Artwork: NSEC I, collage on plywood
Artist Statement: “I am not this body;” This piece takes us to re-think the idea of being a body.Who am I then? Invite us to visit the edges between the matter and the spirit soul.
Mayte Escobar, USA
“I definitely love this push and pull because it’s this constant push and pull between Mexico and the United States. It’s a constant push and pull between a lot of different countries and a lot of different borders that are created. And my parents were here because of a push, because of that opportunity, and pulled into the United States because of a job, because of the American Dream.”
Artwork: Huellas (Tracks), Vídeo, 1:06
Artist Statement: Huellas 2013 is a video diptych in which the two parts are in conversation. It focuses on the United States and Mexico and their large number of states. Escobar presents to the viewer the border she treads.
Daniel Peña, Mexico
“It [Daniel Peña’s Sight and Sound project] shows how different peoples lifestyles are on both sides of the border. They’re both musicians, they both play music on the street, but it’s really interesting to see how they’re portrayed differently.”
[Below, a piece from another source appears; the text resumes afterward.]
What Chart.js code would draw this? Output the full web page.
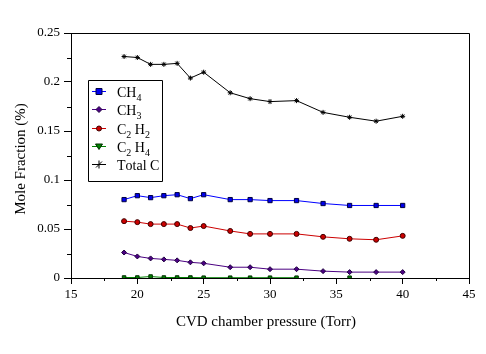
<!DOCTYPE html>
<html>
<head>
<meta charset="utf-8">
<script src="https://cdn.jsdelivr.net/npm/chart.js@4.4.1/dist/chart.umd.min.js"></script>
<style>
  body { margin: 0; background: #fff; }
  #wrap { width: 486px; height: 354px; }
</style>
</head>
<body>
<div id="wrap"><canvas id="myChart" width="486" height="354"></canvas></div>
<script>
var pressure = [19, 20, 21, 22, 23, 24, 25, 27, 28.5, 30, 32, 34, 36, 38, 40];
var ch4    = [0.080, 0.084, 0.082, 0.084, 0.085, 0.081, 0.085, 0.080, 0.080, 0.079, 0.079, 0.076, 0.074, 0.074, 0.074];
var ch3    = [0.026, 0.022, 0.020, 0.019, 0.018, 0.016, 0.015, 0.011, 0.011, 0.009, 0.009, 0.007, 0.006, 0.006, 0.006];
var c2h2   = [0.058, 0.057, 0.055, 0.055, 0.055, 0.051, 0.053, 0.048, 0.045, 0.045, 0.045, 0.042, 0.040, 0.039, 0.043];
var c2h4   = [0.0005, 0.0005, 0.0015, 0.0005, 0.0005, 0.0005, 0.0003, 0.0003, 0.0003, 0.0003, 0.0003, null, 0.0003, null, null];
var totalC = [0.226, 0.225, 0.218, 0.218, 0.219, 0.204, 0.210, 0.189, 0.183, 0.180, 0.181, 0.169, 0.164, 0.160, 0.165];

var seriesNames = ['CH4', 'CH3', 'C2 H2', 'C2 H4', 'Total C'];
var xTitle = 'CVD chamber pressure (Torr)';
var yTitle = 'Mole Fraction (%)';

function toPoints(values){
    var pts = [];
    for(var i = 0; i < pressure.length; i++){
        pts.push({x: pressure[i], y: values[i]});
    }
    return pts;
}

function makeSet(label, values, color, markerFill, markerEdge, style, radius){
    return {
        label: label,
        data: toPoints(values),
        borderColor: color,
        borderWidth: 1,
        backgroundColor: markerFill,
        pointBackgroundColor: markerFill,
        pointBorderColor: markerEdge,
        pointBorderWidth: 1,
        pointStyle: style,
        pointRadius: radius,
        tension: 0,
        spanGaps: false,
        fill: false
    };
}

var datasets = [
    makeSet(seriesNames[0], ch4, '#0000ff', '#0000ee', '#000040', 'rect', 3),
    makeSet(seriesNames[1], ch3, '#4b0082', '#4b0082', '#200040', 'rectRot', 2.5),
    makeSet(seriesNames[2], c2h2, '#cc0000', '#cc0000', '#400000', 'circle', 2.5),
    makeSet(seriesNames[3], c2h4, '#008000', '#008000', '#003000', 'rect', 2.5),
    makeSet(seriesNames[4], totalC, '#000000', '#000000', '#000000', 'star', 2.5)
];

var SERIF = "'Liberation Serif', 'Times New Roman', serif";

// text with digits drawn as subscripts
function drawSubText(ctx, text, x, y, size){
    for(var i = 0; i < text.length; i++){
        var c = text[i];
        if(/[0-9]/.test(c)){
            ctx.font = (size - 4) + 'px ' + SERIF;
            ctx.fillText(c, x, y + 4);
        }else{
            ctx.font = size + 'px ' + SERIF;
            ctx.fillText(c, x, y);
        }
        x += ctx.measureText(c).width;
    }
}

function drawMarker(ctx, ds, legendStyle, x, y){
    ctx.save();
    ctx.fillStyle = ds.pointBackgroundColor;
    ctx.strokeStyle = ds.pointBorderColor;
    ctx.lineWidth = 1;
    var r = ds.pointRadius;
    ctx.beginPath();
    if(legendStyle === 'rect'){
        ctx.rect(x - r, y - r, 2 * r, 2 * r);
        ctx.fill(); ctx.stroke();
    }else if(legendStyle === 'rectRot'){
        ctx.moveTo(x, y - r - 0.5); ctx.lineTo(x + r + 0.5, y); ctx.lineTo(x, y + r + 0.5); ctx.lineTo(x - r - 0.5, y); ctx.closePath();
        ctx.fill(); ctx.stroke();
    }else if(legendStyle === 'circle'){
        ctx.arc(x, y, r, 0, Math.PI * 2);
        ctx.fill(); ctx.stroke();
    }else if(legendStyle === 'triangleDown'){
        ctx.moveTo(x - 3.5, y - 2.5); ctx.lineTo(x + 3.5, y - 2.5); ctx.lineTo(x, y + 3); ctx.closePath();
        ctx.fill(); ctx.stroke();
    }else{
        ctx.strokeStyle = '#000';
        ctx.moveTo(x - 4, y); ctx.lineTo(x + 4, y);
        ctx.moveTo(x, y - 4); ctx.lineTo(x, y + 4);
        ctx.moveTo(x - 3, y + 3); ctx.lineTo(x + 3, y - 3);
        ctx.stroke();
    }
    ctx.restore();
}

var legendStyles = ['rect', 'rectRot', 'circle', 'triangleDown', 'star'];

var extras = {
    id: 'extras',
    afterDraw: function(chart){
        var ctx = chart.ctx;
        var a = chart.chartArea;
        var xs = chart.scales.x, ys = chart.scales.y;
        ctx.save();
        ctx.strokeStyle = '#000';
        ctx.lineWidth = 1;
        // top and right frame
        ctx.beginPath();
        ctx.moveTo(Math.round(a.left) + 0.5, Math.round(a.top) + 0.5);
        ctx.lineTo(Math.round(a.right) + 0.5, Math.round(a.top) + 0.5);
        ctx.lineTo(Math.round(a.right) + 0.5, Math.round(a.bottom) + 0.5);
        ctx.stroke();
        // minor ticks
        ctx.beginPath();
        var v, p;
        for(v = 17.5; v < 45; v += 5){
            p = Math.round(xs.getPixelForValue(v)) + 0.5;
            ctx.moveTo(p, a.bottom); ctx.lineTo(p, a.bottom + 3);
        }
        for(v = 0.025; v < 0.25; v += 0.05){
            p = Math.round(ys.getPixelForValue(v)) + 0.5;
            ctx.moveTo(a.left - 4, p); ctx.lineTo(a.left, p);
        }
        ctx.stroke();

        // axis titles
        ctx.fillStyle = '#000';
        ctx.font = '15px ' + SERIF;
        ctx.textAlign = 'center';
        ctx.textBaseline = 'middle';
        ctx.fillText(xTitle, (a.left + a.right) / 2 - 4, 322);
        ctx.save();
        ctx.translate(21, 159);
        ctx.rotate(-Math.PI / 2);
        ctx.fillText(yTitle, 0, 0);
        ctx.restore();

        // legend
        ctx.beginPath();
        ctx.rect(88.5, 80.5, 74, 101);
        ctx.stroke();
        ctx.textAlign = 'left';
        ctx.textBaseline = 'alphabetic';
        for(var i = 0; i < chart.data.datasets.length; i++){
            var ds = chart.data.datasets[i];
            var ly = Math.round(90.7 + i * 18.4) + 0.5;
            ctx.strokeStyle = ds.borderColor;
            ctx.beginPath();
            ctx.moveTo(92, ly); ctx.lineTo(106, ly);
            ctx.stroke();
            drawMarker(ctx, ds, legendStyles[i], 99, ly);
            ctx.fillStyle = '#000';
            drawSubText(ctx, ds.label, 117, ly + 5, 14);
        }
        ctx.restore();
    }
};

var ctx = document.getElementById('myChart').getContext('2d');
var myChart = new Chart(ctx, {
    type: 'line',
    data: { datasets: datasets },
    options: {
        responsive: false,
        animation: false,
        layout: { padding: { top: 33, right: 17, left: 0, bottom: 0 } },
        plugins: { legend: { display: false }, tooltip: { enabled: false } },
        scales: {
            x: {
                type: 'linear',
                min: 15, max: 45,
                afterFit: function(s){ s.height = 76; },
                ticks: { stepSize: 5, color: '#000', font: { family: SERIF, size: 13 }, padding: 3, maxRotation: 0 },
                grid: { drawOnChartArea: false, drawTicks: true, tickLength: 6, color: '#000' },
                border: { display: true, color: '#000', width: 1 }
            },
            y: {
                min: 0, max: 0.25,
                afterFit: function(s){ s.width = 71; },
                ticks: {
                    stepSize: 0.05, color: '#000', font: { family: SERIF, size: 13 }, padding: 4,
                    callback: function(v){ return String(Number(v.toFixed(3))); }
                },
                grid: { drawOnChartArea: false, drawTicks: true, tickLength: 7, color: '#000' },
                border: { display: true, color: '#000', width: 1 }
            }
        }
    },
    plugins: [extras]
});
</script>
</body>
</html>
Artwork: Street Musician #4, #7, #10, Photographs and audio recordings
Artist Statement: From the series Sight & Sound: A photo series documenting street musicians from various cities around the world. It combines photography & audio to create a new experience in a still image. These are musicians from Tijuana, San Diego, and Mexico City.
Heidi Cramer, USA
“I think artists specifically have an amazing opportunity to transcend boundaries because we exist in a place that allows us to have no boundaries. These gallery walls allow us to drop all of our pretexts, and all of our borders and boundaries––conceptual and physical–– at the door, and experiment.” To see what it would be like to cross lace with a boat, to see what it would be like to erase bodies from newspapers [referring to works by Alejandro Morales], and the tanks from Tiananmen Square [referring to Dmitri Zurita's piece Standing/Tanks], to exist in a world where we can live without borders and boundaries. And if we can live there in our minds, we can conceptualize it, and if we can conceptualize we can make that dream happen.”
Artwork: Adrift, Lace and wire
Artist Statement: I use recycled materials in my sculptures to represent the process of change, and transform how the material is received by the audience. By rendering a boat in lace, I juxtapose their respective associations, creating a dialogue between the masculine and the feminine. Through manipulating material and form, Adrift evokes a feeling of movement and space. The piece invites the audience to contemplate the light as it moves through the designs, casting patterned shadows across the floor, haunting the space with feelings of romance, distance, longing and memory.